The 235-foot-long ship had all the comforts of home, and then some: a gym, a stocked kitchen and cook, a big-screen TV and a library full of more movies and TV shows than the crew could possibly get through during their expedition.
Getz was told to bring “tie-down materials,” and it didn’t take long to understand why. Whenever rough water got the ship rocking, anything on a table or desk rolled off if not tied down or taped.
The crew was fortunate in that they never encountered severe weather. And the gentle rocking of the boat was ideal in helping Getz fall asleep.
As part of her shipboard duties, Getz took shifts on seaman’s watches just like everyone else.
One time, an unexpected visitor joined them while they were retrieving a seismometer at 3:30 a.m.
It was cold and windy and generally unpleasant to be on the deck of the ship in the middle of the night.
But on this night, Getz caught a flash out of the corner of her eye. Something sailed through the A-frame on the ship—about 30 feet above the water—then landed with a thud.
After some poking around, they found a small squid that “caught mad air,” as Getz put it, and was flopping on the deck.
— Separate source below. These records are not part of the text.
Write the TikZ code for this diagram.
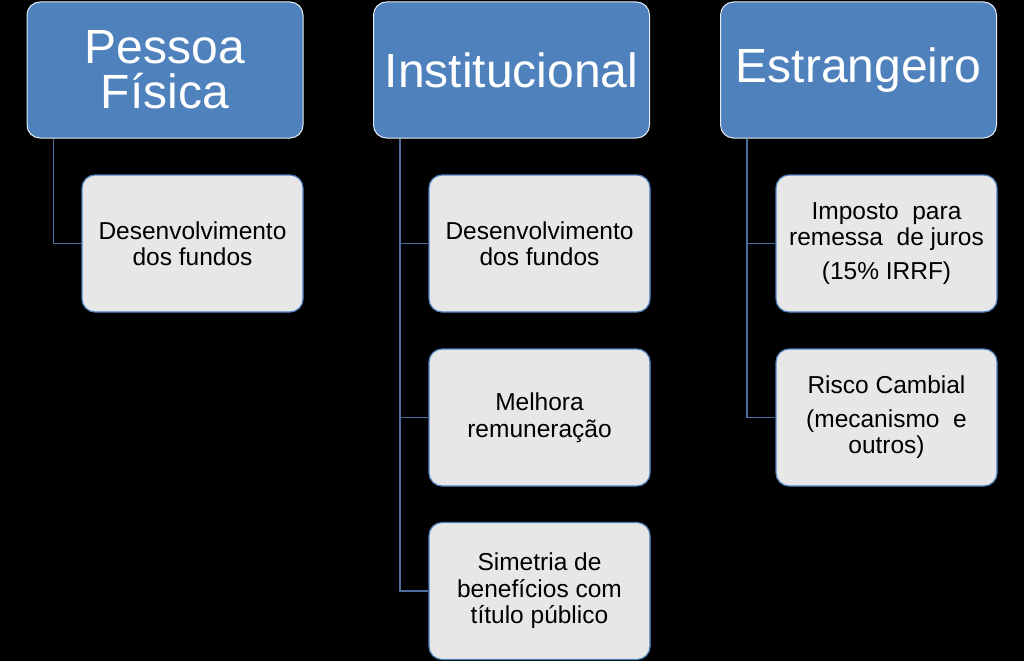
\documentclass[tikz,border=0pt]{standalone}
\usepackage{fontspec}
\setmainfont{Liberation Sans}
\definecolor{pblue}{HTML}{4F81BD}
\definecolor{cgray}{HTML}{E7E7E7}
\definecolor{lblue}{HTML}{4A6E9E}
\begin{document}
\begin{tikzpicture}[x=1pt,y=-1pt,
  parentbox/.style={draw=white!85!pblue, line width=1pt, fill=pblue, rounded corners=13pt,
    minimum width=276pt, minimum height=136pt, inner sep=0pt, text=white, align=center,
    font=\fontsize{48}{46}\selectfont},
  childbox/.style={draw=pblue, line width=1.2pt, fill=cgray, rounded corners=13pt,
    minimum width=221pt, minimum height=137pt, inner sep=0pt, text=black, align=center,
    font=\fontsize{24.5}{26.5}\selectfont},
  link/.style={draw=lblue, line width=1.3pt}]
\fill[black] (0,0) rectangle (1024,661);
\useasboundingbox (0,0) rectangle (1024,661);

\node[parentbox] (p1) at (165,70) {Pessoa\\[-1pt]Física};
\node[parentbox] (p2) at (511.5,70) {Institucional};
\node[parentbox] (p3) at (858.5,70) {Estrangeiro};

\node[childbox] (c1) at (192.5,243.5) {Desenvolvimento\\dos fundos};
\node[childbox] (c2) at (539.5,243.5) {Desenvolvimento\\dos fundos};
\node[childbox] (c3) at (539.5,417.5) {Melhora\\remuneração};
\node[childbox] (c4) at (539.5,591) {Simetria de\\benefícios com\\título público};
\node[childbox] (c5) at (886.5,243.5) {Imposto\ \ para\\remessa\ \ de juros\\[7pt](15\% IRRF)};
\node[childbox] (c6) at (886.5,417.5) {Risco Cambial\\[7pt](mecanismo\ \ e\\outros)};

\draw[link] ([xshift=27pt]p1.south west) |- (c1.west);
\draw[link] ([xshift=27pt]p2.south west) |- (c2.west);
\draw[link] ([xshift=27pt]p2.south west) |- (c3.west);
\draw[link] ([xshift=27pt]p2.south west) |- (c4.west);
\draw[link] ([xshift=27pt]p3.south west) |- (c5.west);
\draw[link] ([xshift=27pt]p3.south west) |- (c6.west);
\end{tikzpicture}
\end{document}
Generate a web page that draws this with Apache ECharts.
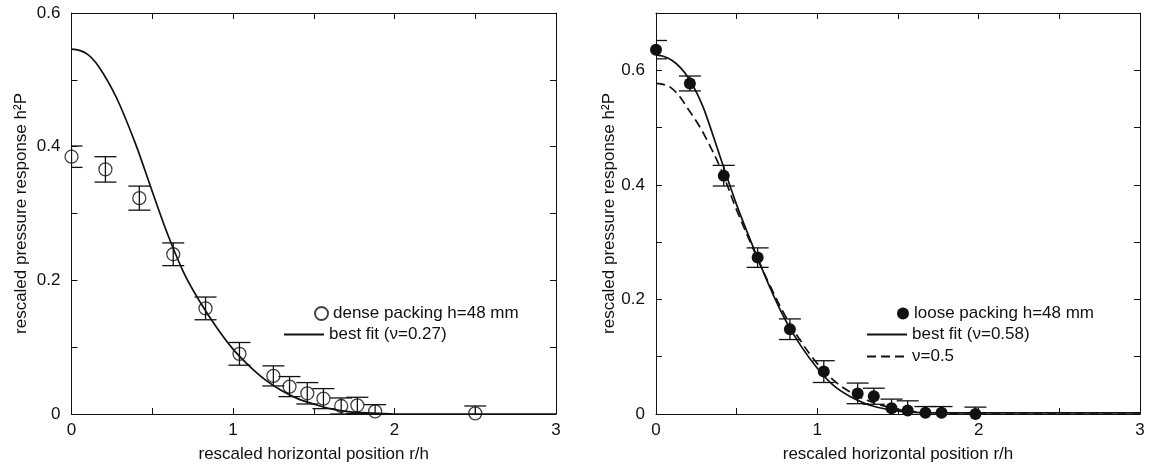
<!DOCTYPE html>
<html>
<head>
<meta charset="utf-8">
<script src="https://cdn.jsdelivr.net/npm/echarts@6/dist/echarts.min.js"></script>
<style>
  html, body { margin: 0; padding: 0; background: #fff; }
  #chart { width: 1153px; height: 468px; }
</style>
</head>
<body>
<div id="chart"></div>
<script>
// dense packing (left panel), measured points and error bars
const denseX = [0, 0.21, 0.42, 0.63, 0.83, 1.04, 1.25, 1.35, 1.46, 1.56, 1.67, 1.77, 1.88, 2.5]
const denseY = [0.385, 0.366, 0.323, 0.239, 0.158, 0.090, 0.057, 0.041, 0.031, 0.023, 0.012, 0.013, 0.004, 0.001]
const denseErr = [0.016, 0.019, 0.018, 0.017, 0.017, 0.017, 0.015, 0.015, 0.016, 0.015, 0.012, 0.012, 0.010, 0.011]

// loose packing (right panel)
const looseX = [0, 0.21, 0.42, 0.63, 0.83, 1.04, 1.25, 1.35, 1.46, 1.56, 1.67, 1.77, 1.98]
const looseY = [0.636, 0.577, 0.416, 0.273, 0.148, 0.074, 0.036, 0.031, 0.010, 0.006, 0.002, 0.002, 0.000]
const looseErr = [0.016, 0.013, 0.018, 0.017, 0.018, 0.019, 0.018, 0.014, 0.016, 0.017, 0.011, 0.011, 0.012]

// fit curves (finer near the peak)
const curveX = [0, 0.05, 0.1, 0.15, 0.2, 0.25, 0.3, 0.4, 0.5, 0.6, 0.7, 0.8, 0.9, 1.0, 1.1, 1.2, 1.3, 1.4, 1.5,
  1.6, 1.7, 1.8, 1.9, 2.0, 2.1, 2.2, 2.3, 2.4, 2.5, 2.6, 2.7, 2.8, 2.9, 3.0]
const denseFit = [0.546, 0.544, 0.538, 0.526, 0.508, 0.487, 0.462, 0.402, 0.333, 0.266, 0.209, 0.166, 0.129, 0.097, 0.072, 0.051, 0.035, 0.023, 0.015,
  0.008, 0.004, 0.002, 0.001, 0, 0, 0, 0, 0, 0, 0, 0, 0, 0, 0]
const looseFit = [0.627, 0.624, 0.617, 0.605, 0.587, 0.562, 0.530, 0.447, 0.365, 0.293, 0.225, 0.165, 0.118, 0.080, 0.050, 0.031, 0.018, 0.010, 0.005,
  0.003, 0.002, 0.002, 0.002, 0.002, 0.002, 0.002, 0.002, 0.002, 0.002, 0.002, 0.002, 0.002, 0.002, 0.002]
const nu05Fit = [0.577, 0.575, 0.568, 0.553, 0.532, 0.511, 0.487, 0.429, 0.356, 0.290, 0.228, 0.172, 0.126, 0.088, 0.059, 0.039, 0.025, 0.015, 0.008,
  0.004, 0.002, 0.001, 0, 0, 0, 0, 0, 0, 0, 0, 0, 0, 0, 0]

const FONT = 'Liberation Sans'
const INK = '#111'

const pairs = (xs, ys) => xs.map((x, i) => [x, ys[i]])
const triples = (xs, ys, es) => xs.map((x, i) => [x, ys[i], es[i]])

function errorBars (params, api) {
  const x = api.value(0)
  const y = api.value(1)
  const e = api.value(2)
  const top = api.coord([x, y + e])
  const bot = api.coord([x, y - e])
  const w = 11
  const style = { stroke: INK, lineWidth: 1.3 }
  return {
    type: 'group',
    children: [
      { type: 'line', shape: { x1: top[0], y1: top[1], x2: bot[0], y2: bot[1] }, style: style },
      { type: 'line', shape: { x1: top[0] - w, y1: top[1], x2: top[0] + w, y2: top[1] }, style: style },
      { type: 'line', shape: { x1: bot[0] - w, y1: bot[1], x2: bot[0] + w, y2: bot[1] }, style: style }
    ]
  }
}

function xAxisDef (grid, pos) {
  const bottom = pos === 'bottom'
  return {
    type: 'value',
    gridIndex: grid,
    position: pos,
    min: 0,
    max: 3,
    interval: 0.5,
    name: bottom ? 'rescaled horizontal position r/h' : '',
    nameLocation: 'middle',
    nameGap: 32,
    nameTextStyle: { fontFamily: FONT, fontSize: 17, color: INK },
    axisLine: { show: true, onZero: false, lineStyle: { color: INK, width: 1 } },
    axisTick: { show: true, inside: true, length: 6, lineStyle: { color: INK } },
    axisLabel: {
      show: bottom,
      margin: 8,
      fontFamily: FONT,
      fontSize: 17,
      color: INK,
      formatter: v => (Math.abs(v - Math.round(v)) < 1e-6 ? String(Math.round(v)) : '')
    },
    splitLine: { show: false }
  }
}

function yAxisDef (grid, pos, max, gap) {
  const left = pos === 'left'
  return {
    type: 'value',
    gridIndex: grid,
    position: pos,
    min: 0,
    max: max,
    interval: 0.1,
    name: left ? 'rescaled pressure response h²P' : '',
    nameLocation: 'middle',
    nameGap: gap,
    nameTextStyle: { fontFamily: FONT, fontSize: 17, color: INK },
    axisLine: { show: true, onZero: false, lineStyle: { color: INK, width: 1 } },
    axisTick: { show: true, inside: true, length: 6, lineStyle: { color: INK } },
    axisLabel: {
      show: left,
      margin: 11,
      fontFamily: FONT,
      fontSize: 17,
      color: INK,
      formatter: v => {
        const k = Math.round(v * 10)
        if (k % 2 !== 0) return ''
        return k === 0 ? '0' : (k / 10).toFixed(1)
      }
    },
    splitLine: { show: false }
  }
}

const chart = echarts.init(document.getElementById('chart'), null, { renderer: 'canvas' })

const legendText = { fontFamily: FONT, fontSize: 17, color: INK }
// line legends: hide the symbol drawn in the middle of the line icon
const lineLegend = (name, left, top) => ({
  data: [name],
  left: left,
  top: top,
  padding: 0,
  itemWidth: 40,
  itemHeight: 14,
  itemStyle: { opacity: 0 },
  textStyle: legendText,
  selectedMode: false
})

const option = {
  animation: false,
  backgroundColor: '#fff',
  grid: [
    { left: 71.5, right: 597, top: 13, bottom: 54 },
    { left: 656, right: 13, top: 13, bottom: 54 }
  ],
  xAxis: [xAxisDef(0, 'bottom'), xAxisDef(0, 'top'), xAxisDef(1, 'bottom'), xAxisDef(1, 'top')],
  yAxis: [yAxisDef(0, 'left', 0.6, 42), yAxisDef(0, 'right', 0.6, 0), yAxisDef(1, 'left', 0.7, 38), yAxisDef(1, 'right', 0.7, 0)],
  legend: [
    { data: ['dense packing h=48 mm'], left: 314, top: 305, padding: 0, icon: 'circle', itemWidth: 13, itemHeight: 13, textStyle: legendText, selectedMode: false },
    lineLegend('best fit (ν=0.27)', 283, 326),
    { data: ['loose packing h=48 mm'], left: 897, top: 305, padding: 0, icon: 'circle', itemWidth: 12, itemHeight: 12, textStyle: legendText, selectedMode: false },
    lineLegend('best fit (ν=0.58)', 866, 326),
    lineLegend('ν=0.5', 866, 348)
  ],
  series: [
    {
      name: 'best fit (ν=0.27)',
      type: 'line',
      xAxisIndex: 0,
      yAxisIndex: 0,
      data: pairs(curveX, denseFit),
      smooth: 0.35,
      showSymbol: false,
      symbol: 'none',
      lineStyle: { color: INK, width: 1.7 },
      itemStyle: { color: INK }
    },
    {
      name: 'dense packing h=48 mm',
      type: 'scatter',
      xAxisIndex: 0,
      yAxisIndex: 0,
      data: pairs(denseX, denseY),
      symbol: 'circle',
      symbolSize: 13,
      itemStyle: { color: 'rgba(0,0,0,0)', borderColor: INK, borderWidth: 1.3 },
      z: 4
    },
    {
      name: 'dense errors',
      type: 'custom',
      xAxisIndex: 0,
      yAxisIndex: 0,
      clip: true,
      renderItem: errorBars,
      data: triples(denseX, denseY, denseErr),
      z: 3
    },
    {
      name: 'best fit (ν=0.58)',
      type: 'line',
      xAxisIndex: 2,
      yAxisIndex: 2,
      data: pairs(curveX, looseFit),
      smooth: 0.35,
      showSymbol: false,
      symbol: 'none',
      lineStyle: { color: INK, width: 1.7 },
      itemStyle: { color: INK }
    },
    {
      name: 'ν=0.5',
      type: 'line',
      xAxisIndex: 2,
      yAxisIndex: 2,
      data: pairs(curveX, nu05Fit),
      smooth: 0.35,
      showSymbol: false,
      symbol: 'none',
      lineStyle: { color: INK, width: 1.7, type: [9, 5] },
      itemStyle: { color: INK }
    },
    {
      name: 'loose packing h=48 mm',
      type: 'scatter',
      xAxisIndex: 2,
      yAxisIndex: 2,
      data: pairs(looseX, looseY),
      symbol: 'circle',
      symbolSize: 12,
      itemStyle: { color: INK, opacity: 1 },
      z: 4
    },
    {
      name: 'loose errors',
      type: 'custom',
      xAxisIndex: 2,
      yAxisIndex: 2,
      clip: true,
      renderItem: errorBars,
      data: triples(looseX, looseY, looseErr),
      z: 3
    }
  ]
}

chart.setOption(option)
</script>
</body>
</html>
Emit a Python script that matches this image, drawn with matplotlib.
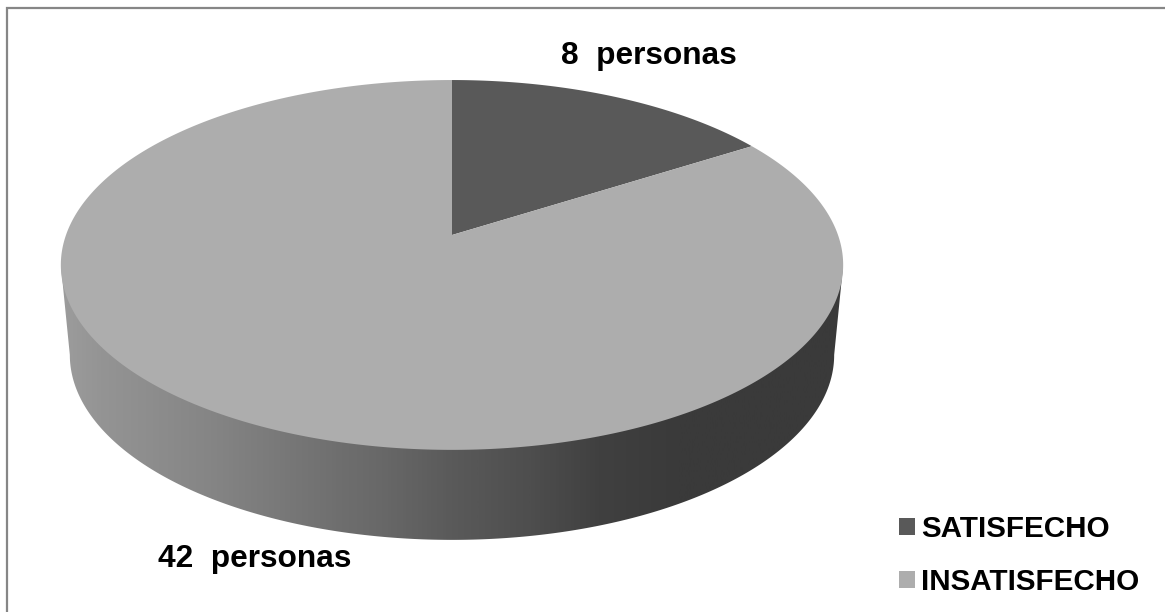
import numpy as np
import matplotlib
matplotlib.use("Agg")
import matplotlib.pyplot as plt
from matplotlib.patches import Patch, Polygon
from matplotlib.colors import LinearSegmentedColormap

categories = ["SATISFECHO", "INSATISFECHO"]
values = [8, 42]
labels = ["8  personas", "42  personas"]

colors = ["#595959", "#adadad"]
CX, R, C, A, B = 452.0, 386.0, 0.162, -142.0, 235.0
DEPTH, SHRINK = 90.0, 0.977


def project(theta):
    """Clockwise angle from the back of the disc to screen pixels."""
    u, v = np.sin(theta), np.cos(theta)
    d = 1 + C * v
    return CX + R * u / d, (A * v + B) / d


plt.rcParams["font.family"] = ["Liberation Sans", "DejaVu Sans"]
fig = plt.figure(figsize=(11.65, 6.12), dpi=100, facecolor="white")
ax = fig.add_axes([0, 0, 1, 1])
ax.set_xlim(0, 1165)
ax.set_ylim(612, 0)
ax.axis("off")

# side wall, between the silhouette extremes of the disc
t = np.linspace(np.radians(99.3), np.radians(260.7), 400)
x, y = project(t)
bx = CX + (x - CX) * SHRINK
by = y + DEPTH
wall = np.r_[np.c_[[x[0]], [y[0]]], np.c_[bx, by], np.c_[[x[-1]], [y[-1]]]]
wall_cmap = LinearSegmentedColormap.from_list(
    "wall",
    [(0.0, "#9c9c9c"), (0.05, "#949494"), (0.19, "#858585"), (0.36, "#6e6e6e"),
     (0.41, "#686868"), (0.5, "#5a5a5a"), (0.6, "#4e4e4e"), (0.69, "#404040"),
     (0.79, "#3a3a3a"), (1.0, "#3a3a3a")],
)
im = ax.imshow(np.linspace(0, 1, 512)[None, :], cmap=wall_cmap, vmin=0, vmax=1,
               extent=(61, 843, 612, 0), aspect="auto", zorder=1)
clip = Polygon(wall, closed=True, transform=ax.transData, fc="none", ec="none")
ax.add_patch(clip)
im.set_clip_path(clip)
ax.set_xlim(0, 1165)
ax.set_ylim(612, 0)

# top surface, angles from the values
fractions = np.array(values) / np.sum(values)
edges = np.r_[0, np.cumsum(fractions)] * 2 * np.pi
for i, col in enumerate(colors):
    th = np.linspace(edges[i], edges[i + 1], 500)
    px, py = project(th)
    ax.fill(np.r_[CX, px], np.r_[B, py], color=col, lw=0, zorder=2)

# data labels
ax.text(561, 64, labels[0], ha="left", va="baseline", fontsize=22.8, fontweight="bold", color="black", zorder=3)
ax.text(158, 567, labels[1], ha="left", va="baseline", fontsize=22.8, fontweight="bold", color="black", zorder=3)

# legend
handles = [Patch(facecolor=c, edgecolor="none", label=n) for c, n in zip(colors, categories)]
ax.legend(handles=handles, loc="lower left", bbox_to_anchor=(899 / 1165, 1 - 596 / 612),
          bbox_transform=ax.transAxes, frameon=False, handlelength=0.54, handleheight=0.54,
          handletextpad=0.22, labelspacing=0.85, borderpad=0, borderaxespad=0,
          prop={"size": 21.3, "weight": "bold"})

# frame
ax.plot([7, 7, 1165], [612, 7.5, 7.5], color="#868686", lw=1.6, zorder=4, solid_joinstyle="miter")

fig.savefig("out.png", dpi=100, facecolor="white")
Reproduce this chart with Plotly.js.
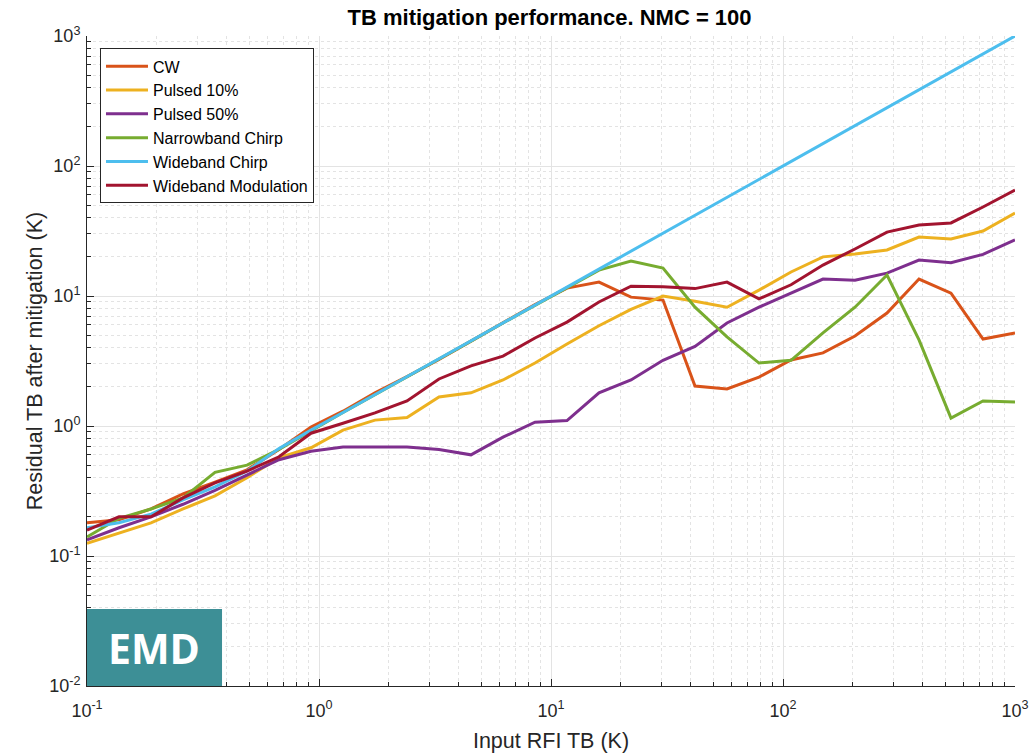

The crew snapped some obligatory photographic evidence, then returned the overly adventurous cephalopod back to its natural habitat.
For a young scientist, these unexpected interactions with the natural world were a refreshing reminder of the environment beyond her computer screen.
“Sometimes when you are on the boat, you forget you’re on the actual ocean,” Getz said. “It’s all around you, but you’re just sitting in the lab remotely studying the seafloor and the earth below.”